Performancing Metrics (aka pMetrics) Gives you an amazing amount of detail about the visitors to your site. In some cases, it’s the same data you get from other packages, but it’s easier to get to and understand in pMetrics. In other cases, it’s the kind of data you don’t get elsewhere (easily).
Here’s an example of a piece of some interesting information I gleaned from pMetrics. I run a candy blog and many times when we review a product, I have a contact with the company already and I email them when we write about one of their products (you do this every time you mention or review a product on your site don’t you?). Recently, we reviewed a product and I had no contact with the company so I went to their site (let’s call it abc-company-xyz.com) and found a generic contact form (no actual email address), so I filled it out letting them know we had reviewed their product.
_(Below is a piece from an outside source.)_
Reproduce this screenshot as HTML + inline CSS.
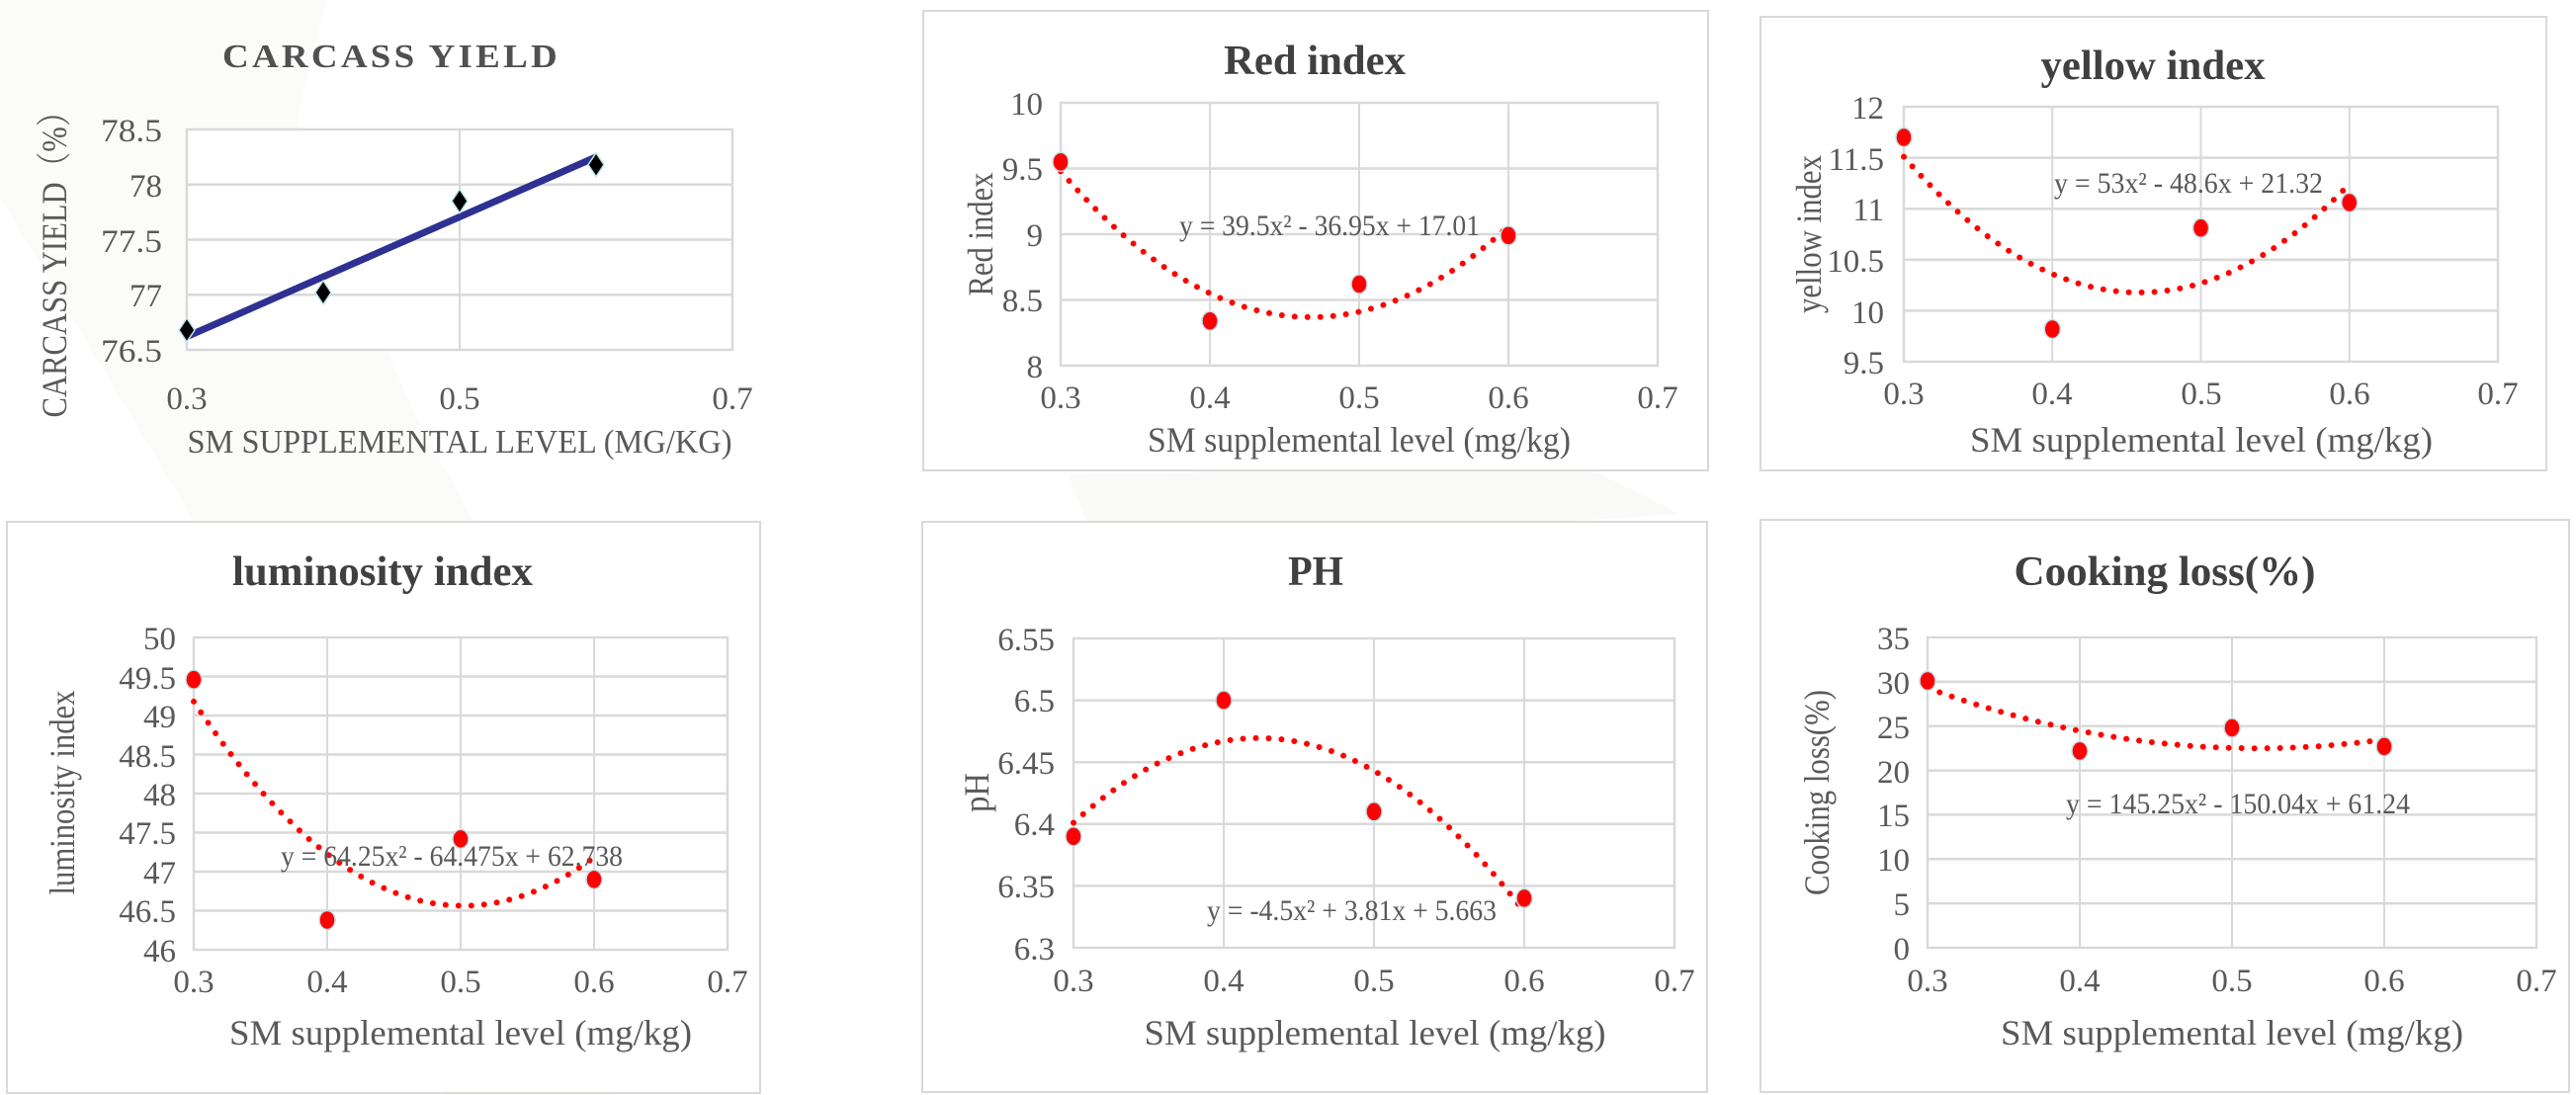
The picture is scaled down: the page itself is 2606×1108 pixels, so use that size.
<!DOCTYPE html>
<html><head><meta charset="utf-8"><style>
html,body{margin:0;padding:0;background:#fff;}
svg{display:block;}
text{font-family:"Liberation Serif","Noto Serif CJK SC",serif;fill:#595959;}
.t{font-weight:bold;fill:#404040;font-size:42px;}
.tk{font-size:33px;}
.ax{font-size:36px;}
.eq{font-size:30px;}
</style></head><body>
<svg id="s" width="2606" height="1108" viewBox="0 0 2606 1108" xmlns="http://www.w3.org/2000/svg">
<rect width="2606" height="1108" fill="#fff"/>
<g fill="#f8f8f6">
<path d="M0 0 L330 0 L300 120 L350 260 L420 420 L520 600 L560 760 L540 900 L620 1108 L450 1108 L380 900 L300 700 L180 500 L60 300 L0 200 Z" opacity="0.5"/>
<path d="M1080 480 L1600 470 L1700 520 L1400 540 L1100 530 Z" opacity="0.7"/>
</g>
<g fill="#fff" stroke="#d9d9d9" stroke-width="2">
<rect x="934" y="11" width="794" height="465"/>
<rect x="1781" y="17" width="795" height="459"/>
<rect x="7" y="528" width="762" height="578"/>
<rect x="933" y="528" width="794" height="577"/>
<rect x="1781" y="526" width="818" height="579"/>
</g>
<g id="plots"></g>

<text class="t" x="396" y="68" text-anchor="middle" style="font-size:34px;fill:#505050" textLength="342" lengthAdjust="spacingAndGlyphs" letter-spacing="3">CARCASS YIELD</text>
<g class="tk" text-anchor="end">
<text x="164" y="143" textLength="62" lengthAdjust="spacingAndGlyphs">78.5</text>
<text x="164" y="199">78</text>
<text x="164" y="255" textLength="62" lengthAdjust="spacingAndGlyphs">77.5</text>
<text x="164" y="310">77</text>
<text x="164" y="366" textLength="62" lengthAdjust="spacingAndGlyphs">76.5</text>
</g>
<g class="tk" text-anchor="middle">
<text x="189" y="414">0.3</text><text x="465" y="414">0.5</text><text x="741" y="414">0.7</text>
</g>
<text class="ax" x="465" y="458" text-anchor="middle" textLength="551" lengthAdjust="spacingAndGlyphs" style="font-size:34px">SM SUPPLEMENTAL LEVEL (MG/KG)</text>
<text class="ax" transform="translate(67,260) rotate(-90)" text-anchor="middle" textLength="325" lengthAdjust="spacingAndGlyphs">CARCASS YIELD（%）</text>

<text class="t" x="1330" y="75" text-anchor="middle" textLength="184" lengthAdjust="spacingAndGlyphs">Red index</text>
<g class="tk" text-anchor="end">
<text x="1055" y="116">10</text><text x="1055" y="182">9.5</text><text x="1055" y="249">9</text><text x="1055" y="315">8.5</text><text x="1055" y="382">8</text>
</g>
<g class="tk" text-anchor="middle">
<text x="1073" y="413">0.3</text><text x="1224" y="413">0.4</text><text x="1375" y="413">0.5</text><text x="1526" y="413">0.6</text><text x="1677" y="413">0.7</text>
</g>
<text class="ax" x="1375" y="457" text-anchor="middle" textLength="428" lengthAdjust="spacingAndGlyphs">SM supplemental level (mg/kg)</text>
<text class="ax" transform="translate(1004,237) rotate(-90)" text-anchor="middle" textLength="125" lengthAdjust="spacingAndGlyphs">Red index</text>
<text class="eq" x="1193" y="238" textLength="304" lengthAdjust="spacingAndGlyphs">y = 39.5x² - 36.95x + 17.01</text>

<text class="t" x="2178" y="80" text-anchor="middle" textLength="227" lengthAdjust="spacingAndGlyphs">yellow index</text>
<g class="tk" text-anchor="end">
<text x="1906" y="120">12</text><text x="1906" y="172">11.5</text><text x="1906" y="223">11</text><text x="1906" y="275">10.5</text><text x="1906" y="327">10</text><text x="1906" y="378">9.5</text>
</g>
<g class="tk" text-anchor="middle">
<text x="1926" y="409">0.3</text><text x="2076" y="409">0.4</text><text x="2227" y="409">0.5</text><text x="2377" y="409">0.6</text><text x="2527" y="409">0.7</text>
</g>
<text class="ax" x="2227" y="457" text-anchor="middle" textLength="468" lengthAdjust="spacingAndGlyphs">SM supplemental level (mg/kg)</text>
<text class="ax" transform="translate(1842,237) rotate(-90)" text-anchor="middle" textLength="160" lengthAdjust="spacingAndGlyphs">yellow index</text>
<text class="eq" x="2078" y="195" textLength="272" lengthAdjust="spacingAndGlyphs">y = 53x² - 48.6x + 21.32</text>

<text class="t" x="387" y="592" text-anchor="middle" textLength="304" lengthAdjust="spacingAndGlyphs">luminosity index</text>
<g class="tk" text-anchor="end">
<text x="178" y="657">50</text><text x="178" y="697">49.5</text><text x="178" y="736">49</text><text x="178" y="776">48.5</text><text x="178" y="815">48</text><text x="178" y="854">47.5</text><text x="178" y="894">47</text><text x="178" y="933">46.5</text><text x="178" y="973">46</text>
</g>
<g class="tk" text-anchor="middle">
<text x="196" y="1004">0.3</text><text x="331" y="1004">0.4</text><text x="466" y="1004">0.5</text><text x="601" y="1004">0.6</text><text x="736" y="1004">0.7</text>
</g>
<text class="ax" x="466" y="1057" text-anchor="middle" textLength="468" lengthAdjust="spacingAndGlyphs">SM supplemental level (mg/kg)</text>
<text class="ax" transform="translate(75,802) rotate(-90)" text-anchor="middle" textLength="207" lengthAdjust="spacingAndGlyphs">luminosity index</text>
<text class="eq" x="284" y="876" textLength="346" lengthAdjust="spacingAndGlyphs">y = 64.25x² - 64.475x + 62.738</text>

<text class="t" x="1331" y="592" text-anchor="middle" textLength="56" lengthAdjust="spacingAndGlyphs">PH</text>
<g class="tk" text-anchor="end">
<text x="1067" y="658">6.55</text><text x="1067" y="720">6.5</text><text x="1067" y="783">6.45</text><text x="1067" y="845">6.4</text><text x="1067" y="908">6.35</text><text x="1067" y="971">6.3</text>
</g>
<g class="tk" text-anchor="middle">
<text x="1086" y="1003">0.3</text><text x="1238" y="1003">0.4</text><text x="1390" y="1003">0.5</text><text x="1542" y="1003">0.6</text><text x="1694" y="1003">0.7</text>
</g>
<text class="ax" x="1391" y="1057" text-anchor="middle" textLength="467" lengthAdjust="spacingAndGlyphs">SM supplemental level (mg/kg)</text>
<text class="ax" transform="translate(1000,802) rotate(-90)" text-anchor="middle" textLength="40" lengthAdjust="spacingAndGlyphs">pH</text>
<text class="eq" x="1221" y="931" textLength="293" lengthAdjust="spacingAndGlyphs">y = -4.5x² + 3.81x + 5.663</text>

<text class="t" x="2190" y="592" text-anchor="middle" textLength="305" lengthAdjust="spacingAndGlyphs">Cooking loss(%)</text>
<g class="tk" text-anchor="end">
<text x="1932" y="657">35</text><text x="1932" y="702">30</text><text x="1932" y="747">25</text><text x="1932" y="792">20</text><text x="1932" y="836">15</text><text x="1932" y="881">10</text><text x="1932" y="926">5</text><text x="1932" y="971">0</text>
</g>
<g class="tk" text-anchor="middle">
<text x="1950" y="1003">0.3</text><text x="2104" y="1003">0.4</text><text x="2258" y="1003">0.5</text><text x="2412" y="1003">0.6</text><text x="2566" y="1003">0.7</text>
</g>
<text class="ax" x="2258" y="1057" text-anchor="middle" textLength="468" lengthAdjust="spacingAndGlyphs">SM supplemental level (mg/kg)</text>
<text class="ax" transform="translate(1850,802) rotate(-90)" text-anchor="middle" textLength="208" lengthAdjust="spacingAndGlyphs">Cooking loss(%)</text>
<text class="eq" x="2090" y="823" textLength="348" lengthAdjust="spacingAndGlyphs">y = 145.25x² - 150.04x + 61.24</text>
</svg>
<script>
(function(){
var NS="http://www.w3.org/2000/svg",g=document.getElementById("plots");
function el(n,a){var e=document.createElementNS(NS,n);for(var k in a)e.setAttribute(k,a[k]);g.appendChild(e);return e;}
var charts=[
{x0:189,x1:741,y0:131,y1:354,xmin:0.3,xmax:0.7,xs:[0.3,0.5,0.7],ymin:76.5,ymax:78.5,ny:4,pts:[76.68,77.02,77.85,78.18],car:1},
{x0:1073,x1:1677,y0:104,y1:370,xmin:0.3,xmax:0.7,xs:[0.3,0.4,0.5,0.6,0.7],ymin:8,ymax:10,ny:4,pts:[9.55,8.34,8.62,8.99],q:[39.5,-36.95,17.01]},
{x0:1926,x1:2527,y0:108,y1:366,xmin:0.3,xmax:0.7,xs:[0.3,0.4,0.5,0.6,0.7],ymin:9.5,ymax:12,ny:5,pts:[11.7,9.82,10.81,11.06],q:[53,-48.6,21.32]},
{x0:196,x1:736,y0:645,y1:961,xmin:0.3,xmax:0.7,xs:[0.3,0.4,0.5,0.6,0.7],ymin:46,ymax:50,ny:8,pts:[49.46,46.38,47.42,46.9],q:[64.25,-64.475,62.738]},
{x0:1086,x1:1694,y0:646,y1:959,xmin:0.3,xmax:0.7,xs:[0.3,0.4,0.5,0.6,0.7],ymin:6.3,ymax:6.55,ny:5,pts:[6.39,6.5,6.41,6.34],q:[-4.5,3.81,5.663]},
{x0:1950,x1:2566,y0:645,y1:959,xmin:0.3,xmax:0.7,xs:[0.3,0.4,0.5,0.6,0.7],ymin:0,ymax:35,ny:7,pts:[30.1,22.2,24.8,22.7],q:[145.25,-150.04,61.24]}
];
charts.forEach(function(c){
 function X(v){return c.x0+(v-c.xmin)/(c.xmax-c.xmin)*(c.x1-c.x0);}
 function Y(v){return c.y1-(v-c.ymin)/(c.ymax-c.ymin)*(c.y1-c.y0);}
 el("rect",{x:c.x0,y:c.y0,width:c.x1-c.x0,height:c.y1-c.y0,fill:"#fff",stroke:"#d9d9d9","stroke-width":2.5});
 for(var i=1;i<c.ny;i++){var y=c.y0+i*(c.y1-c.y0)/c.ny;el("line",{x1:c.x0,x2:c.x1,y1:y,y2:y,stroke:"#d9d9d9","stroke-width":2.5});}
 c.xs.forEach(function(v){var x=X(v);el("line",{x1:x,x2:x,y1:c.y0,y2:c.y1,stroke:"#d9d9d9","stroke-width":2});});
 var xv=[0.3,0.4,0.5,0.6];
 if(c.car){
  el("line",{x1:X(0.3),y1:Y(76.62),x2:X(0.6),y2:Y(78.25),stroke:"#2e3192","stroke-width":7});
  c.pts.forEach(function(p,i){var x=X(xv[i]),y=Y(p);el("path",{d:"M"+x+" "+(y-12)+"L"+(x+8)+" "+y+"L"+x+" "+(y+12)+"L"+(x-8)+" "+y+"Z",fill:"#000",stroke:"#bfe6e6","stroke-width":1.5});});
 } else {
  var d="";for(var k=0;k<=120;k++){var v=0.3+0.3*k/120;var yy=c.q[0]*v*v+c.q[1]*v+c.q[2];d+=(k?"L":"M")+X(v).toFixed(1)+" "+Y(yy).toFixed(1);}
  el("path",{d:d,fill:"none",stroke:"#ff0000","stroke-width":6,"stroke-linecap":"round","stroke-dasharray":"0 13"});
  c.pts.forEach(function(p,i){el("ellipse",{cx:X(xv[i]),cy:Y(p),rx:8,ry:9.5,fill:"#ff0000",stroke:"#bfe0e8","stroke-width":1.5});});
 }
});
})();
</script>
</body></html>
The next day, I’m looking at pMetric’s Top Referers for the day and I see a link from mail.abc-company-xyz.com and when I click on the pMetrics link, it shows me the full link is
http://mail.abc-company-xyz.com/exchange/sue.smith/Inbox/Candy+Addict+review+of+our+product.EML?Cmd=open
– what do I get from this? My email got routed to someone named Sue Smith (name changed) and she can more than likely be contacted at [email protected] – I now have an email address for someone inside the company and I can email her directly now.
Another example of email-related info I get from pMetrics: I can see what links to my site that people are emailing. How? On the Top Referers page in pMetrics I see various links from webmail sites like by102w.bay102.mail.live.com, us.f820.mail.yahoo.com, webmail1.webmail.aol.com, etc. Click on the link and you will see the visitor’s info then click on the actions link and the first action (their arrival on your site) is the link that was sent in an email to them.
To see even more, change the url in the browser on the page that says “Visitors from us.f820.mail.yahoo.com” and remove the beginning subdomains (us.f820 in this case) so the URL just has mail.yahoo.com in it and you will see all emailed links that were clicked from Yahoo mail.
You should realize that this doesn’t show you every link to your site that was emailed – only the ones that were actually clicked in a webmail application.
7 thoughts on “Interesting email information gained from pMetrics”
James: Many people use pMetrics (I don’t) and I think every question will be answered in the forum. I am sure that the pMetrics team is willing to help. No brick walls intended
…alright. I’ll bite, Mark. One try, and if I hit any brick walls or can’t get help, I ain’t gonna cheer.
James: Check out the new service level and give it another try: pMetrics server move will happen Wednesday, 12/19
Sounds great, looks good. We’ve been trying for a few weeks to get phMetrics installed and working. No support, no help, pages that are unavailable, no response to emails or questions… CLICK – I’m gone.
Thanks anyways.
…. about Privacy Acts and Legislations I still haven’t setup my pMetrics yet (premium version) and on the basic version so I don’t see this type of detail.
Are you getting this information directly in your WordPress dashboard? or, from the pmetrics./ site?
Also –
I run a candy blog and many times when we review a product, I have a contact with the company already and I email them when we write about one of their products (you do this every time you mention or review a product on your site don’t you?).
I’ve always thought the same way on this, but with my Pet blog – I only know one pet related company and person to send the heads up to. If you review a lot of candy products .. (before this pMetrics help) .. were you sending emails to generic company info@website addresses?
Pretty cool, Candy Addict. I didn’t know PMetrics delivered information that detailed.